River traffic still flowing, for now
Area rain and snow over the past weekend have brought a temporary reprieve for barge shippers on the middle Mississippi River.
Combined with recently completed rock removal work by the Army Corps of Engineers near Thebes, this has helped relax U.S. Coast Guard restrictions calling for smaller barge tows and shallower drafts.
The river gage at St. Louis registered a reading of -2.4 feet Monday morning and is rising. According to National Weather Service meteorologist Ben Miller, the weekend’s precipitation could bring the Mississippi up substantially this week. But he cautioned that north of St. Louis, there was less precipitation.
“Many places up there reported .1 or .2 inches of rain. We also had pretty good snow pack in Iowa, but the warm stretch last week melted much of it,” he said. “The ground was not frozen hard there, so it soaked in rather than running off.”
While that bodes well for spring crops, it offered little relief to river elevations.
Corps of Engineers contractors completed the most pressing rock pinnacles removal south of St. Louis last week. Some 365 tons of rock were removed in the most critical stretches.
According to Bob Anderson, Corps Mississippi Valley Division spokesman, “That should permit navigation to continue safely down to a St. Louis gage reading as low as -5.0 feet.”

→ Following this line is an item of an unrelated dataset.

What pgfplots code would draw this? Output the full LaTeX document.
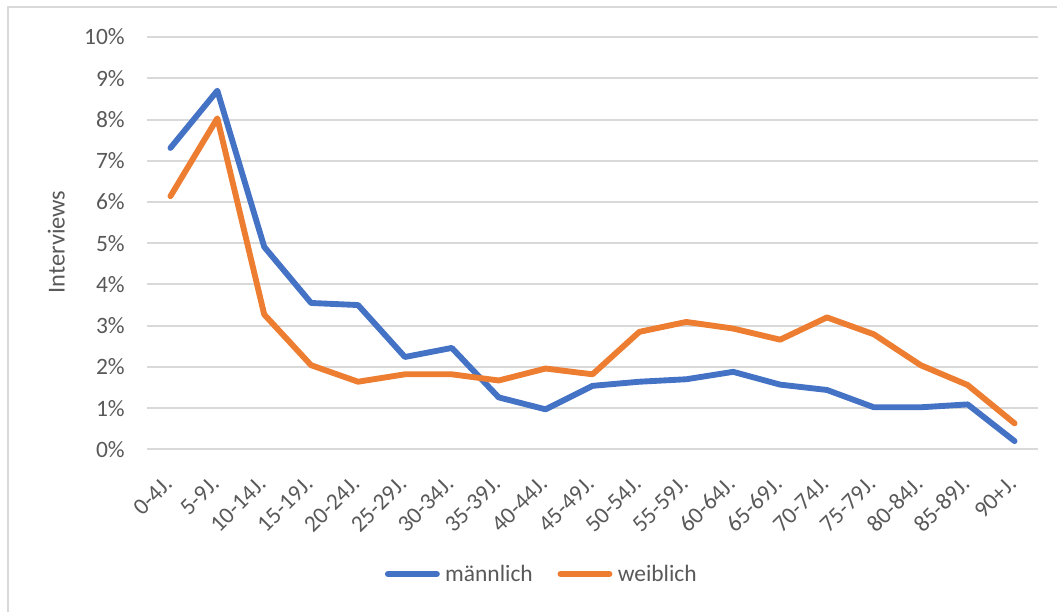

Anderson also said dredging to prevent shoaling of the river bottom from the St. Louis region to the Ohio River is also continuing 24 hours a day.
While much of needed agricultural commodity shipments have already moved south, prospects for other commodities, such as salt for roads, fertilizer, aggregate and cement and other bulk items moved by barges, remain under threat.
The Coast Guard has relaxed cuts to barge tow sizes and drafts this week. But the navigation industry remains on notice that, barring more rain, restrictions could again become necessary.
Ed Henleben, who heads the Ingram Barge Company office in East Carondelet, pointed out that the barge industry is very resilient.
“We’ve been through record floods and low water episodes before,” he said. “We’ll weather this, too.”
Concerning Ingram in particular, Henleben said “We are not profitable as things stand now, but we have met and will continue to meet our contract commitments.”
Henleben highlighted a little known regional impact.
“The Holcim cement plant across the river near St. Genevieve, Mo., is today, the largest producer of that critical construction material in the world – not the Midwest or nation – the world,” he emphasized. “And almost all of that product moves by barge.”
And it’s not just barges in danger.
“If we have to, we can continue to load them lighter and shallower. But there are tighter limits to how much we can reduce draft on the big tow boats that push them,” he said.
Henleben complimented the Corps, which has been criticized by many.
“We had low water like this in 1988. Everything stopped then,” he said. “But between the river engineering structures and other channel maintenance they have performed, we have not been stopped once this year. They have made the river much more efficient and safer than it was 25 years ago.”